La Compagnie des Commissaires-Priseurs de Paris a rejeté le 26 janvier 1999 la demande de l'étude parisienne Poulain et Le Fur d'organiser des ventes publiques aux enchères pour le compte de Sotheby's. L'étude Poulain-Le Fur avait annoncé son intention de se rapprocher pour réaliser de façon ponctuelle certaines ventes au siège parisien de Sotheby's.
Cette initiative n'a pas manqué de provoquer une levée de boucliers parmi les confrères de deux commissaires-priseurs accusés d'établir une tête de pont à Paris pour les maisons de vente anglo-saxonnes.
M° Jacques Tajan, qui dirige la première étude de France, a été parmi les plus véhéments à leur encontre malgré ses prises de position en faveur de l'adoption de la réforme des statuts des commissaires-priseurs qui n'a toujours pas été adoptée par le gouvernement.
Pour M° Tajan, si la réforme est hautement souhaitable, il est hors de question pour des commissaires-priseurs parisiens de faire alliance avec les maisons anglo-saxonnes qui contourneraient la loi et créeraient ainsi des dissensions au sein de la Compagnie.
M° Cornette de St Cyr s'est dit de son côté favorable à cette initiative alors qu'un autre de ses confrères s'est demandé si la haine dirigée contre l'étude Poulain-Le Fur n'est en fait pas liée au fait que Sotheby's avait négocié avec eux et pas avec ceux qui les critiquaient si férocement.
M° Poulain a déclaré que ses confrères menaient un combat d'arrière-garde du fait que la réforme aurait dû être adoptée depuis longtemps. Sotheby's avait notamment réclamé en 1992 à la Commission européenne la fin du monopole français et en dépit des promesses du gouvernement, cette réforme de la profession n'a toujours pas été bouclée.
Joël Million, Président de la Chambre parisienne, estime au contraire que si Sotheby's pouvait organiser des ventes en France, la réforme pourrait traîner bien plus en longueur. «Pour nous, elle est vitale, si nous voulons lutter à armes égales contre les Anglo-Saxons», a-t-il précisé.
Les commissaires-priseurs parisiens sont tenus à une autorisation préalable de leur Chambre pour organiser une vacation hors de l'Hôtel Drouot. Celle-ci a théoriquement le pouvoir d'empêcher des ventes de se tenir à la galerie Charpentier mais Sotheby's a l'intention de procéder du 2 au 6 juin 1999 à la dispersion du contenu du château de Groussay, à Montfort-l'Amaury, appartenant à la famille de Beistegui.
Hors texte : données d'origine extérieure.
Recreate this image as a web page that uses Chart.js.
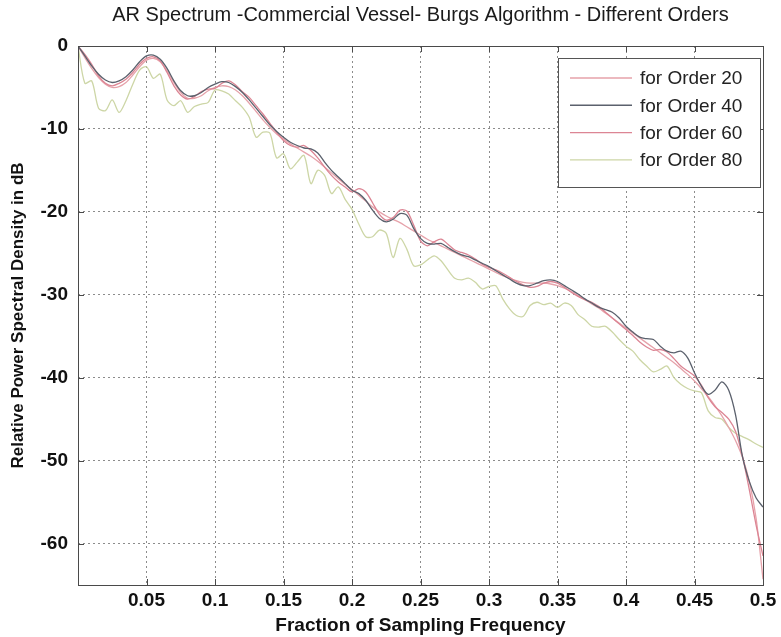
<!DOCTYPE html>
<html>
<head>
<meta charset="utf-8">
<title>AR Spectrum</title>
<script src="https://cdn.jsdelivr.net/npm/chart.js@4.4.1/dist/chart.umd.min.js"></script>
<style>
  html, body { margin: 0; padding: 0; background: #fff; }
  canvas { display: block; }
</style>
</head>
<body>
<canvas id="arChart" width="781" height="637"></canvas>
<script>
// frequency grid (fraction of sampling frequency)
const freq = [
  0.000, 0.005, 0.010, 0.015, 0.020, 0.025, 0.030, 0.035, 0.040, 0.045,
  0.050, 0.055, 0.060, 0.065, 0.070, 0.075, 0.080, 0.085, 0.090, 0.095,
  0.100, 0.105, 0.110, 0.115, 0.120, 0.125, 0.130, 0.135, 0.140, 0.145,
  0.150, 0.155, 0.160, 0.165, 0.170, 0.175, 0.180, 0.185, 0.190, 0.195,
  0.200, 0.205, 0.210, 0.215, 0.220, 0.225, 0.230, 0.235, 0.240, 0.245,
  0.250, 0.255, 0.260, 0.265, 0.270, 0.275, 0.280, 0.285, 0.290, 0.295,
  0.300, 0.305, 0.310, 0.315, 0.320, 0.325, 0.330, 0.335, 0.340, 0.345,
  0.350, 0.355, 0.360, 0.365, 0.370, 0.375, 0.380, 0.385, 0.390, 0.395,
  0.400, 0.405, 0.410, 0.415, 0.420, 0.425, 0.430, 0.435, 0.440, 0.445,
  0.450, 0.455, 0.460, 0.465, 0.470, 0.475, 0.480, 0.485, 0.490, 0.495,
  0.500
];

// relative PSD in dB, one array per model order
const order20 = [
  0, -1.4, -2.7, -3.8, -4.6, -5.0, -4.9, -4.4, -3.5, -2.5,
  -1.7, -1.5, -1.9, -3.0, -4.4, -5.6, -6.3, -6.3, -6.0, -5.4,
  -5.0, -4.8, -4.9, -5.3, -6.0, -6.9, -7.9, -8.9, -9.8, -10.6,
  -11.2, -11.8, -12.3, -12.8, -13.3, -13.9, -14.6, -15.3, -16.0, -16.7,
  -17.3, -18.0, -18.7, -19.4, -20.0, -20.5, -20.9, -21.3, -21.8, -22.3,
  -22.8, -23.3, -23.7, -24.1, -24.5, -24.9, -25.3, -25.7, -26.1, -26.5,
  -26.9, -27.3, -27.7, -28.0, -28.3, -28.5, -28.6, -28.6, -28.6, -28.7,
  -28.9, -29.2, -29.6, -30.1, -30.6, -31.1, -31.6, -32.2, -32.8, -33.4,
  -34.0, -34.6, -35.2, -35.8, -36.4, -37.0, -37.6, -38.2, -38.9, -39.6,
  -40.4, -41.3, -42.3, -43.4, -44.6, -46.0, -47.6, -49.6, -52.5, -57.0,
  -64.3
];

const order40 = [
  0, -1.2, -2.4, -3.4, -4.1, -4.4, -4.2, -3.7, -2.9, -1.9,
  -1.2, -1.1, -1.6, -2.7, -4.2, -5.4, -6.0, -6.0, -5.6, -5.0,
  -4.6, -4.3, -4.4, -4.9, -5.6, -6.5, -7.5, -8.5, -9.5, -10.3,
  -11.0, -11.6, -12.0, -12.3, -12.4, -12.9, -14.0, -15.0, -15.8, -16.6,
  -17.4, -17.8, -18.6, -19.8, -20.8, -21.2, -20.9, -20.2, -20.4, -22.0,
  -23.2, -23.8, -23.9, -23.8, -24.3, -24.8, -25.2, -25.4, -25.8, -26.2,
  -26.6, -27.1, -27.6, -28.1, -28.6, -28.9, -28.9, -28.6, -28.3, -28.2,
  -28.4, -28.9, -29.4, -29.9, -30.5, -31.0, -31.5, -31.8, -32.1, -32.8,
  -33.8, -34.5, -35.1, -35.3, -35.4, -36.2, -36.8, -37.0, -36.8, -37.6,
  -39.4, -41.0, -42.0, -41.5, -40.5, -41.5, -44.5, -49.5, -52.5, -54.5,
  -55.6
];

const order60 = [
  0, -1.0, -2.2, -3.6, -4.5, -4.8, -4.5, -4.0, -3.2, -2.2,
  -1.5, -1.3, -1.8, -3.2, -4.8, -5.9, -6.4, -6.1, -5.5, -5.2,
  -5.1, -4.5, -4.2, -4.7, -5.5, -6.2, -7.2, -8.2, -9.3, -10.4,
  -11.4, -12.0, -12.2, -12.0, -12.6, -13.5, -14.6, -15.6, -16.4, -17.0,
  -17.6, -17.2, -17.6, -18.9, -20.3, -21.0, -20.7, -19.8, -19.9, -21.6,
  -23.5, -24.1, -23.6, -23.3, -23.9, -24.6, -24.9, -25.2, -25.7, -26.3,
  -26.7, -27.0, -27.4, -27.9, -28.4, -28.8, -29.1, -29.0, -28.6, -28.4,
  -28.6, -29.1, -29.7, -30.2, -30.6, -30.9, -31.4, -32.1, -32.8, -33.5,
  -34.2, -34.9, -35.7, -36.3, -36.7, -36.6, -36.9, -37.7, -38.6, -39.2,
  -39.8, -40.9, -42.4, -43.5, -44.2, -45.0, -46.5, -49.5, -53.5, -57.8,
  -61.5
];

const order80 = [
  0, -4.5, -4.2, -7.5, -7.8, -6.5, -8.0, -6.6, -4.6, -2.9,
  -2.5, -3.9, -3.4, -6.5, -7.2, -6.6, -8.0, -7.3, -7.0, -6.8,
  -5.3, -5.4, -5.8, -6.6, -7.4, -8.6, -11.0, -10.4, -10.5, -13.5,
  -13.0, -14.8, -14.0, -13.2, -16.6, -15.0, -15.6, -17.8, -17.0, -18.5,
  -19.7, -21.5, -23.0, -23.0, -22.2, -22.6, -25.5, -23.2, -24.5, -26.5,
  -26.4, -25.8, -25.3, -25.9, -27.0, -28.0, -28.2, -28.0, -28.5, -29.3,
  -29.0, -28.9, -30.5, -31.7, -32.5, -32.6, -31.3, -30.9, -31.2, -31.0,
  -31.5, -31.0, -31.3, -32.4, -33.0, -33.8, -33.9, -33.8, -34.5, -35.4,
  -36.2, -36.8, -37.8, -38.6, -39.3, -39.0, -38.6, -40.0, -40.8, -41.3,
  -41.6, -41.8, -44.0, -44.8, -45.0, -46.0, -46.7, -47.1, -47.5, -48.0,
  -48.4
];

const seriesNames = ['for Order 20', 'for Order 40', 'for Order 60', 'for Order 80'];
const seriesData = [order20, order40, order60, order80];
const seriesColors = ['#e6a2aa', '#5b616d', '#dc8594', '#cdd6a6'];
const drawOrder = [3, 1, 2, 4];

const FONT = "'Liberation Sans', Arial, sans-serif";

function toPoints(values) {
  return freq.map((f, i) => ({ x: f, y: values[i] }));
}

// plot box, inward tick marks and the legend, MATLAB style
const matlabFrame = {
  id: 'matlabFrame',
  afterDatasetsDraw(chart) {
    const { ctx, chartArea: a, scales } = chart;
    ctx.save();
    ctx.strokeStyle = '#4a4a4a';
    ctx.lineWidth = 1;
    ctx.beginPath();
    scales.x.ticks.forEach(t => {
      const px = Math.round(scales.x.getPixelForValue(t.value)) + 0.5;
      ctx.moveTo(px, a.bottom); ctx.lineTo(px, a.bottom - 6);
      ctx.moveTo(px, a.top); ctx.lineTo(px, a.top + 6);
    });
    scales.y.ticks.forEach(t => {
      const py = Math.round(scales.y.getPixelForValue(t.value)) + 0.5;
      ctx.moveTo(a.left, py); ctx.lineTo(a.left + 6, py);
      ctx.moveTo(a.right, py); ctx.lineTo(a.right - 6, py);
    });
    ctx.stroke();
    ctx.strokeRect(Math.round(a.left) + 0.5, Math.round(a.top) + 0.5,
      Math.round(a.right - a.left), Math.round(a.bottom - a.top));

    // legend box in the upper right corner
    const bx = 558, by = 58, bw = 202, bh = 129;
    ctx.fillStyle = '#ffffff';
    ctx.fillRect(bx, by, bw, bh);
    ctx.strokeStyle = '#555';
    ctx.strokeRect(bx + 0.5, by + 0.5, bw, bh);
    ctx.font = '19px ' + FONT;
    ctx.textBaseline = 'middle';
    ctx.textAlign = 'left';
    chart.data.datasets.forEach((ds, i) => {
      const y = by + 20 + i * 27.3;
      ctx.strokeStyle = ds.borderColor;
      ctx.lineWidth = 1.4;
      ctx.beginPath();
      ctx.moveTo(570, y); ctx.lineTo(632, y);
      ctx.stroke();
      ctx.fillStyle = '#222';
      ctx.fillText(ds.label, 640, y + 1);
    });
    ctx.restore();
  }
};

new Chart(document.getElementById('arChart'), {
  type: 'line',
  data: {
    datasets: seriesNames.map((name, i) => ({
      label: name,
      data: toPoints(seriesData[i]),
      borderColor: seriesColors[i],
      borderWidth: 1.3,
      pointRadius: 0,
      tension: 0.3,
      order: drawOrder[i]
    }))
  },
  options: {
    responsive: false,
    animation: false,
    layout: { padding: { left: 0, right: 18, top: 0, bottom: 0 } },
    plugins: {
      legend: { display: false },
      tooltip: { enabled: false },
      title: {
        display: true,
        fullSize: false,
        text: 'AR Spectrum -Commercial Vessel- Burgs Algorithm - Different Orders',
        color: '#1a1a1a',
        font: { family: FONT, size: 20, weight: 'normal' },
        padding: { top: 3, bottom: 19 }
      }
    },
    scales: {
      x: {
        type: 'linear',
        min: 0,
        max: 0.5,
        afterFit: s => { s.height = 52; },
        ticks: {
          stepSize: 0.05,
          autoSkip: false,
          maxRotation: 0,
          padding: 4,
          color: '#111',
          font: { family: FONT, size: 19, weight: 'bold' },
          callback: v => (Math.abs(v) < 1e-9 ? '' : +v.toFixed(2))
        },
        grid: { color: '#8c8c8c', lineWidth: 1, drawTicks: false },
        border: { display: false, dash: [2, 3] },
        title: {
          display: true,
          text: 'Fraction of Sampling Frequency',
          color: '#111',
          font: { family: FONT, size: 19, weight: 'bold' },
          padding: { top: 0, bottom: 0 }
        }
      },
      y: {
        min: -65,
        max: 0,
        afterFit: s => { s.width = 78; },
        ticks: {
          stepSize: 10,
          padding: 10,
          color: '#111',
          font: { family: FONT, size: 19, weight: 'bold' },
          callback: v => (v === -65 ? '' : v)
        },
        grid: { color: '#8c8c8c', lineWidth: 1, drawTicks: false },
        border: { display: false, dash: [2, 3] },
        title: {
          display: true,
          text: 'Relative Power Spectral Density in dB',
          color: '#111',
          font: { family: FONT, size: 17, weight: 'bold' },
          padding: { top: 8, bottom: 0 }
        }
      }
    }
  },
  plugins: [matlabFrame]
});
</script>
</body>
</html>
Les commissaires-priseurs ayant désormais une compétence nationale, rien n'empêche l'étude Poulain-Le Fur de procéder à cette vente pour le compte de Sotheby's et encore moins de demander une autorisation pour ce faire.
L'apparente unité entre les commissaires-priseurs parisiens a donc volé en éclats à la suite de l'initiative de l'étude Poulain - Le Fur. Ceux-ci auront néanmoins besoin de maintenir un semblant de cohésion lorsque l'heure de la réforme sonnera sinon ce sera un sauve-qui-peut général qui laissera de nombreuses victimes sur le carreau.
Tôt ou tard Sotheby's et Christie's organiseront des ventes en France et les réglages nécessaires pour leurs premières vacations ne représenteront pas de gros obstacles du fait qu'ils disposent d'une organisation rodée aux opérations commerciales et d'un savoir-faire hors pair dans l'organisation des ventes aux enchères.